With the caveat that surprises, of course, abound, here are five issues I expect to loom large in the 2018 political economy.
Attacks on the safety net. Key Republicans, especially House Speaker Paul D. Ryan (Wis.), have made it clear that cutting social insurance and safety net programs is their primary goal this year. (President Trump’s made some noise about infrastructure, but I don’t see it; there’s no real plan and little appetite among his caucus for more spending.) Senate Majority Leader Mitch McConnell (Ky.) has thrown cold water on cuts to Medicare or Social Security (or, as they call it: “entitlement reform”), but that doesn’t mean they won’t go after poverty programs.
Along with cutting spending, one of their main arguments will be for adding work requirements to Medicaid and nutritional support (food stamps, or SNAP). This is substantively misguided, as the majority of working-age, able-bodied recipients are of course connected to the job market (“of course,” because you can’t support a family on health coverage and $1.40 per meal). For example: “Among SNAP households with at least one working-age, non-disabled adult, more than half work while receiving SNAP — and because many workers turn to SNAP when they are between jobs, more than 80 percent work in the year before or after receiving SNAP. The rates are even higher for families with children.”
But this was never about facts and figures. It’s about the ideological crusade to reduce government by shifting tax revenue from the Treasury to the wealthy and cutting spending on vulnerable populations.
Jobs and wages. Meanwhile, over in the real economy, the story continues to be positive. A virtuous cycle of strong labor demand is generating rising pay and incomes, which in turn fuel consumer spending that makes up about 70 percent of the U.S. economy. Wage gains have been less than expected given the low unemployment rate, but that’s probably because there’s still slack left in the job market, as is implied by how inflation has remained low.
I expect unemployment to fall even further this year, below 4 percent. If so, I further expect such a truly tight job market to provide workers with more bargaining clout than they’ve had in recent years, which should generate faster growth in real paychecks. If I’m right, that invokes the next two 2018 issues:
First, how will the newish Federal Reserve respond to this? According to its most recent analysis, the consensus at the Fed is that the lowest unemployment rate consistent with stable inflation is 4.6 percent. That’s a half-point above the current rate. That inflation remains quiescent has them scratching their heads, for sure, but they’re still raising interest rates based on their conviction that faster inflation is hiding around the next corner and they’d better not get “behind the curve.”

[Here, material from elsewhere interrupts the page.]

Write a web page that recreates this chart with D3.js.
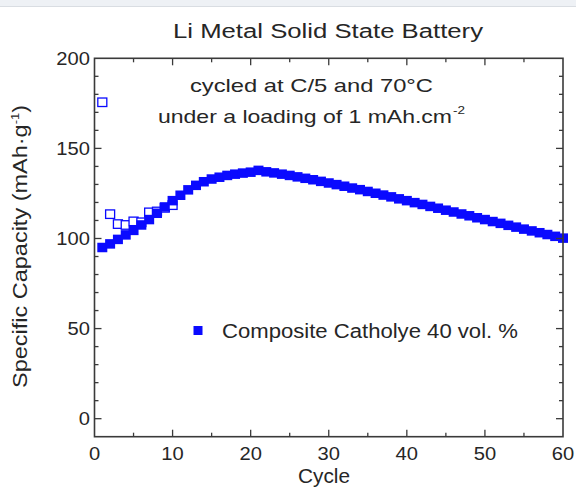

The new chairman of the Fed, Jerome Powell, takes the helm in early February, and the conventional wisdom, with which I concur, is that he will be intent on managing a smooth transition with no policy surprises. That said, trust me, if unemployment falls to the mid-threes and they start to see some serious wage and price accelerations, they’ll speed up their plodding rate-hike campaign.
Second, the economy and the tax cut. My 2018 agenda is already in place. When I’m taking a break from trying to block destructive cuts to the safety net, I’ll be arguing that every good data point is not an obvious function of the tax cut. If wages do accelerate, trickle-downers will go nuts, but they’ll need to show the gains link to faster investment, generating faster productivity growth, which trickles down to wages (they’ll also need to explain why the budget deficit is going up, because they assured us the growth-inducing tax cut would pay for itself). That’s a very different wage-growth dynamic than the one I’ve described above, wherein full employment boosts workers’ bargaining clout.
Wherefore the bull market in stocks? Equity markets had a strong 2017, and not just here in the United States. The Standard & Poor’s 500-stock index was up 19 percent; the global index was up 22 percent. So, to state the obvious, this isn’t Trump. U.S. markets are up on corporate profits that are already historically high and, as the per the tax cut, are probably going higher (even if pretax corporate profits stagnate, after taxes, they’ll rise).
How sustainable is this run-up? Price-to-earnings ratios are historically elevated, but less so when you consider: a) high profitability, realized and expected; b) low inflation and interest rates (signaling no overheating); c) a rare period of synchronized global growth; and d) no obvious evidence of any speculative bubbles, outside of bitcoin, which isn’t systemically connected to the real economy or credit markets.
What’s this have to do with politics? Team Trump will continue to mistake the stock market for a report card, and it will, at some point, give them an F (i.e., crash). More importantly, most people yield little from the bull market, as 84 percent of its value is held by the richest 10 percent. To the extent that higher corporate profits and share prices continue to drive wealth inequality to historical highs, do not expect these trends to be celebrated by households that depend on paychecks.
These are some of the developments I’m sure to be tracking in the coming months (along with the ongoing attack on workers through regulatory changes). So, fasten your seat belts. I’m hoping the ride is less bumpy this year than last, but unexpected turbulence is to be expected.